The Future of Los Angeles Starts With Belief

Los Angeles is still one of the most extraordinary cities in the world.

Not because it’s perfect. Not because it doesn’t have real problems. But because LA has always been a city built on possibility — a place where dreamers, creators, entrepreneurs, artists, immigrants, families, and innovators all came together to create something unlike anywhere else.

The best version of Los Angeles isn’t behind us. It’s still ahead of us.

For too long, conversations about LA have focused only on what’s broken. Traffic. Housing costs. Crime. Bureaucracy. Frustration. Division. Those issues are real, and people deserve leaders willing to confront them honestly.

But if all we do is talk about decline, we forget what made this city magnetic in the first place.

LA is resilience.

It’s palm trees stretching across endless boulevards. It’s neighborhoods filled with culture and character. It’s small businesses opening before sunrise. It’s parents working overtime to build better lives for their kids. It’s creators building industries out of garages and laptops. It’s surfers at dawn in Malibu, taco stands in East LA at midnight, hikes in Griffith Park, Dodgers games in the summer, and sunsets over Santa Monica that still stop people in their tracks.

No city in the world combines ocean, mountains, entertainment, technology, diversity, creativity, and ambition quite like Los Angeles.

A better LA starts with believing the city can work again.

That means safer streets. Cleaner neighborhoods. Faster rebuilding. More accountability. More affordable housing that actually gets built efficiently. Better support for small businesses. Less corruption. Less waste. More transparency. More optimism.

But it also means restoring pride.

People want to feel proud of their city again. They want to believe their government works for them. They want parks families can enjoy, neighborhoods that feel alive, and leadership that inspires confidence instead of frustration.

The future of Los Angeles should not be about lowering expectations. It should be about raising them.

Imagine an LA where:

  • Small businesses thrive instead of drowning in red tape
  • Public spaces are clean, vibrant, and safe
  • Communities feel connected again
  • Housing gets built responsibly and affordably
  • Innovation and creativity are encouraged instead of blocked
  • Families can afford to stay and build roots
  • The city becomes a global model for rebuilding intelligently and compassionately

That future is possible.

Los Angeles has reinvented itself before.

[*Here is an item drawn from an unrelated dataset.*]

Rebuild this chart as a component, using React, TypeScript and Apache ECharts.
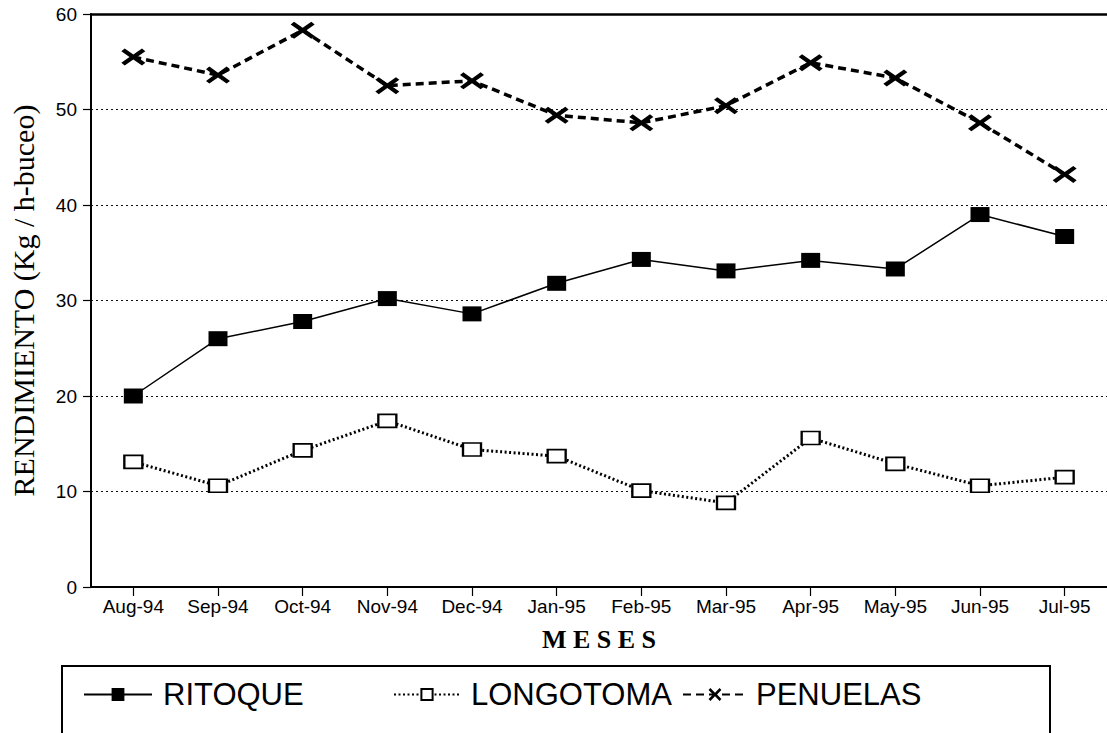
import React, { useEffect, useRef } from "react";
import * as echarts from "echarts";

const months = ["Aug-94", "Sep-94", "Oct-94", "Nov-94", "Dec-94", "Jan-95", "Feb-95", "Mar-95", "Apr-95", "May-95", "Jun-95", "Jul-95"];
const ritoque = [20.0, 26.0, 27.8, 30.2, 28.6, 31.8, 34.3, 33.1, 34.2, 33.3, 39.0, 36.7];
const longotoma = [13.1, 10.6, 14.3, 17.4, 14.4, 13.7, 10.1, 8.8, 15.6, 12.9, 10.6, 11.5];
const penuelas = [55.5, 53.6, 58.3, 52.5, 53.0, 49.4, 48.6, 50.4, 54.9, 53.3, 48.6, 43.2];
const yTicks = [0, 10, 20, 30, 40, 50, 60];

const SANS = "'Liberation Sans', Arial, Helvetica, sans-serif";
const SERIF = "'Liberation Serif', 'Times New Roman', serif";
const XPATH = "path://M0,2.2 L2.8,0 L10,5 L17.2,0 L20,2.2 L13.2,7 L20,11.8 L17.2,14 L10,9 L2.8,14 L0,11.8 L6.8,7 Z";

export default function App() {
  const ref = useRef<HTMLDivElement>(null);
  useEffect(() => {
    if (!ref.current) return;
    const chart = echarts.init(ref.current, null, { renderer: "svg" });
    const legendText = { fontSize: 31, fontFamily: SANS, color: "#000" };
    chart.setOption({
      animation: false,
      backgroundColor: "#fff",
      grid: { left: 85, top: 14, width: 1024, height: 573, containLabel: false },
      xAxis: [
        {
          type: "category",
          data: months,
          boundaryGap: true,
          position: "bottom",
          axisLine: { show: true, lineStyle: { color: "#000", width: 2 } },
          axisTick: { show: true, alignWithLabel: true, length: 9, lineStyle: { color: "#000", width: 1.2 } },
          axisLabel: { color: "#000", fontSize: 19, fontFamily: SANS, margin: 10, interval: 0 },
          splitLine: { show: false },
          name: "M E S E S",
          nameLocation: "middle",
          nameGap: 39,
          nameTextStyle: { fontFamily: SERIF, fontWeight: "bold", fontSize: 26, color: "#000" },
        },
        {
          type: "category",
          data: months,
          position: "top",
          axisLine: { show: true, lineStyle: { color: "#000", width: 2.5 } },
          axisTick: { show: false },
          axisLabel: { show: false },
          splitLine: { show: false },
        },
      ],
      yAxis: {
        type: "value",
        min: yTicks[0],
        max: yTicks[yTicks.length - 1],
        interval: 10,
        axisLine: { show: true, lineStyle: { color: "#000", width: 2 } },
        axisTick: { show: true, length: 8, lineStyle: { color: "#000", width: 1.2 } },
        axisLabel: { color: "#000", fontSize: 19, fontFamily: SANS, margin: 14 },
        splitLine: { show: true, lineStyle: { color: "#111", width: 1, type: [2, 3] } },
        name: "RENDIMIENTO (Kg / h-buceo)",
        nameLocation: "middle",
        nameGap: 53,
        nameRotate: 90,
        nameTextStyle: { fontFamily: SERIF, fontSize: 30, color: "#000" },
      },
      legend: [
        {
          data: ["RITOQUE"], left: 78, top: 674, itemWidth: 68, itemHeight: 16, itemGap: 0,
          textStyle: { ...legendText, padding: [0, 0, 0, 6] }, selectedMode: false,
        },
        {
          data: ["LONGOTOMA"], left: 388, top: 674, itemWidth: 66, itemHeight: 14, itemGap: 0,
          textStyle: { ...legendText, padding: [0, 0, 0, 6] }, selectedMode: false,
        },
        {
          data: ["PENUELAS"], left: 677, top: 674, itemWidth: 64, itemHeight: 16, itemGap: 0,
          textStyle: { ...legendText, padding: [0, 0, 0, 4] }, selectedMode: false,
        },
      ],
      graphic: [
        {
          type: "rect",
          shape: { x: 62, y: 666, width: 988, height: 90 },
          style: { fill: "none", stroke: "#000", lineWidth: 2 },
          silent: true,
        },
      ],
      series: [
        {
          name: "RITOQUE",
          type: "line",
          data: ritoque,
          symbol: "rect",
          symbolSize: [19, 15],
          itemStyle: { color: "#000" },
          lineStyle: { color: "#000", width: 1.5, type: "solid" },
          z: 3,
        },
        {
          name: "LONGOTOMA",
          type: "line",
          data: longotoma,
          symbol: "rect",
          symbolSize: [18, 13],
          itemStyle: { color: "#fff", borderColor: "#000", borderWidth: 2 },
          lineStyle: { color: "#000", width: 3, type: [2, 2.5] },
          z: 3,
        },
        {
          name: "PENUELAS",
          type: "line",
          data: penuelas,
          symbol: XPATH,
          symbolSize: [24, 17],
          symbolKeepAspect: false,
          itemStyle: { color: "#000" },
          lineStyle: { color: "#000", width: 3.5, type: [8, 5] },
          z: 3,
        },
      ],
    });
    return () => chart.dispose();
  }, []);
  return (
    <div
      ref={ref}
      style={{ position: "fixed", left: 0, top: 0, width: 1107, height: 733, background: "#fff" }}
    />
  );
}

It can do it again.

The spirit of LA was never about perfection — it was about possibility. About believing that people from every background could come here and create something meaningful. That energy still exists. You can feel it in every neighborhood, every local business, every volunteer group, every artist, every entrepreneur, and every person who still believes this city is worth fighting for.

A better Los Angeles won’t happen overnight.

But it starts with people who refuse to give up on it.